“The FIA's deal with Bernie means he cannot present a calendar without the traditional grands prix. However it is not our role to insist that a grand prix takes place in a sub- standard venue,” Mosley was quoted as saying to British newspaper The Guardian.
“Just like people who want the World Cup or the Olympic Games have to pay the going rate, what we cannot do is to force Bernie to race below the going rate,” added the FIA president.
His comments referred clearly to the potential axe of the British Grand Prix from the 2010 F1 calendar. While Donington Park seems unlikely to attract the necessary funds to develop their circuit to the F1 standards by September this year – the deadline imposed by Ecclestone – Silverstone is also unlikely to step in and return as host of the British race.
Silverstone circuit has lost out to Donington Park for the organization of the British GP on the same argument, which is the poor infrastructure and lack of development work.

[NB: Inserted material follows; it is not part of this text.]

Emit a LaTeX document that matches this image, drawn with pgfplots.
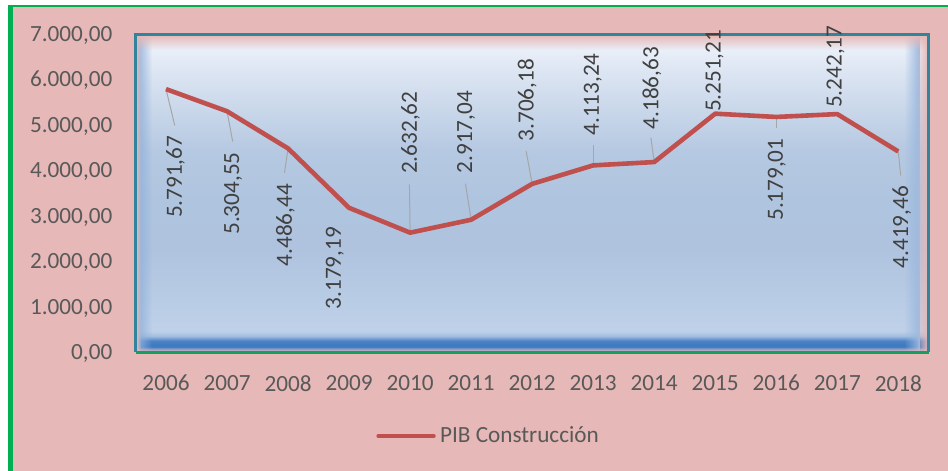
\documentclass[border=0pt]{standalone}
\usepackage{fontspec}
\setmainfont{Carlito}
\usepackage{pgfplots}
\usepackage{pgfplotstable}
\pgfplotsset{compat=1.18}
\usetikzlibrary{fadings}

\definecolor{bgpink}{HTML}{E6B8B7}
\definecolor{framegreen}{HTML}{00B050}
\definecolor{axteal}{HTML}{31849B}
\definecolor{axgreen}{HTML}{14A05C}
\definecolor{linered}{HTML}{C0504D}
\definecolor{ticktext}{HTML}{595959}
\definecolor{labtext}{HTML}{404040}
\definecolor{leader}{HTML}{A6A6A6}
\definecolor{leftblue}{HTML}{8FB1DB}
\definecolor{rightblue}{HTML}{9AB8DE}

% plot area gradient (bottom -> top)
\definecolor{sa}{HTML}{6E98CF}
\definecolor{sb}{HTML}{3C79C0}
\definecolor{sc}{HTML}{4A82C4}
\definecolor{sd}{HTML}{A5BFE2}
\definecolor{se}{HTML}{BFD1E9}
\definecolor{sf}{HTML}{B9CCE5}
\definecolor{sg}{HTML}{AFC3DF}
\definecolor{sh}{HTML}{AFC4DF}
\definecolor{si}{HTML}{B6C9E2}
\definecolor{sj}{HTML}{C9D7EA}
\definecolor{sk}{HTML}{DDE6F3}
\definecolor{sl}{HTML}{E9EFF8}
\definecolor{sm}{HTML}{EEF2F9}
\pgfdeclareverticalshading{plotbg}{100bp}{color(0bp)=(sa); color(25bp)=(sa);
  color(25.8bp)=(sb); color(26.6bp)=(sc); color(27.4bp)=(sd); color(28.2bp)=(se);
  color(33.1bp)=(sf); color(41bp)=(sg); color(48.9bp)=(sh); color(56.8bp)=(si);
  color(63.1bp)=(sj); color(69.5bp)=(sk); color(72.6bp)=(sl); color(75bp)=(sm);
  color(100bp)=(sm)}

\tikzfading[name=fadedown, top color=transparent!0, bottom color=transparent!100]
\tikzfading[name=fadeup, top color=transparent!100, bottom color=transparent!0]
\tikzfading[name=faderight, left color=transparent!0, right color=transparent!100]
\tikzfading[name=fadeleft, left color=transparent!100, right color=transparent!0]

\newcommand\chartfont{\fontsize{11.6}{13.9}\selectfont}

% x = year index (2006 = 0), label offsets dx/dy in pt
\pgfplotstableread{
x y lab dx dy
0 5791.67 5.791,67 4.75 -43.85
1 5304.55 5.304,55 3.0 -41.15
2 4486.44 4.486,44 -1.3 -38.35
3 3179.19 3.179,19 -7.15 -30.15
4 2632.62 2.632,62 0.15 50.0
5 2917.04 2.917,04 -2.5 43.8
6 3706.18 3.706,18 -2.5 41.85
7 4113.24 4.113,24 -0.2 35.5
8 4186.63 4.186,63 -1.15 37.0
9 5251.21 5.251,21 -0.35 21.4
10 5179.01 5.179,01 0.35 -31.35
11 5242.17 5.242,17 -0.85 23.65
12 4419.46 4.419,46 1.7 -37.85
}\pib

% leader lines: from point by (u,v) in axis units
\pgfplotstableread{
x y u v
0 5791.67 0.143 -800
1 5304.55 0.093 -666
2 4486.44 -0.059 -537
4 2632.62 -0.011 1064
5 2917.04 -0.093 792
6 3706.18 -0.098 719
7 4113.24 0 440
8 4186.63 -0.054 537
10 5179.01 0 -242
12 4419.46 0.039 -528
}\leaders

\begin{document}
\begin{tikzpicture}
\fill[white] (0,0) rectangle (474pt,235.5pt);
\path[use as bounding box] (0,0) rectangle (474pt,235.5pt);
\fill[bgpink] (5.4pt,0) rectangle (474pt,232.4pt);
\draw[framegreen, line width=2.5pt] (5.4pt,-1pt) -- (5.4pt,233pt);
\draw[framegreen, line width=1.2pt] (4.2pt,232.4pt) -- (475pt,232.4pt);

% soft plot-area background
\shade[shading=plotbg] (68pt,60pt) rectangle (464pt,218pt);
\fill[leftblue, path fading=faderight] (68pt,60pt) rectangle (76pt,218pt);
\fill[rightblue, path fading=fadeleft] (452pt,60pt) rectangle (460pt,218pt);
\fill[bgpink, path fading=fadedown] (68pt,210.5pt) rectangle (464pt,218pt);
\fill[bgpink, path fading=fadeleft] (458pt,60pt) rectangle (464pt,218pt);
\fill[bgpink, path fading=faderight] (68pt,60pt) rectangle (70.5pt,218pt);
\fill[bgpink, path fading=fadeup] (68pt,59.5pt) rectangle (464pt,62pt);

% plot-area frame (under the labels)
\draw[axteal, line width=1.35pt] (67.75pt,59.35pt) -- (67.75pt,218.4pt)
    -- (464.4pt,218.4pt) -- (464.4pt,59.35pt);
\draw[axgreen, line width=1.35pt] (67.75pt,59.35pt) -- (464.4pt,59.35pt);

\begin{axis}[
    at={(67.75pt,59.35pt)}, anchor=south west,
    scale only axis, width=396.65pt, height=159.05pt,
    xmin=-0.5, xmax=12.5, ymin=0, ymax=7000,
    xtick={0,1,2,3,4,5,6,7,8,9,10,11,12},
    xticklabels={2006,2007,2008,2009,2010,2011,2012,2013,2014,2015,2016,2017,2018},
    ytick={0,1000,2000,3000,4000,5000,6000,7000},
    major tick length=0pt,
    axis line style={draw=none},
    tick label style={font=\chartfont, text=ticktext},
    xticklabel style={anchor=north, inner sep=0pt, yshift=-11.3pt},
    yticklabel style={anchor=base east, inner sep=0pt, xshift=-11.4pt, yshift=-3.6pt,
        /pgf/number format/fixed, /pgf/number format/fixed zerofill,
        /pgf/number format/precision=2, /pgf/number format/1000 sep={.},
        /pgf/number format/use comma, /pgf/number format/assume math mode=true},
    clip=false,
    legend style={draw=none, fill=none, inner sep=0pt, nodes={inner sep=0pt},
        column sep=2.2pt, font=\chartfont, text=ticktext,
        at={(axis description cs:0.3032,-0.263)}, anchor=west},
    legend image code/.code={\draw[#1, line width=1.75pt, line cap=round] (0pt,0pt) -- (27.9pt,0pt);},
]
\addplot[leader, line width=0.5pt, forget plot,
    quiver={u=\thisrow{u}, v=\thisrow{v}}] table[x=x, y=y] {\leaders};
\addplot[linered, line width=2.3pt, line join=round] table[x=x, y=y] {\pib};
\addlegendentry{PIB Construcción}
\addplot[draw=none, forget plot, point meta=explicit symbolic,
    visualization depends on={\thisrow{dx} \as \ldx},
    visualization depends on={\thisrow{dy} \as \ldy},
    nodes near coords,
    every node near coord/.append style={anchor=center, inner sep=0pt,
        xshift=\ldx pt, yshift=\ldy pt, rotate=90, font=\chartfont, text=labtext}]
    table[x=x, y=y, meta=lab] {\pib};
\end{axis}
\end{tikzpicture}
\end{document}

Ecclestone insisted he will not trade Donington Park for Silverstone unless the latter makes the necessary adjustments for the 2010 season.
What this means is that, if neither of the two circuits – the only one who can host grand prix races at the present times – manage to convince Bernie that they are ready to host the British Grand Prix in 2010, nothing will stand in his way to scrap the race from the F1 calendar despite its “traditional” status.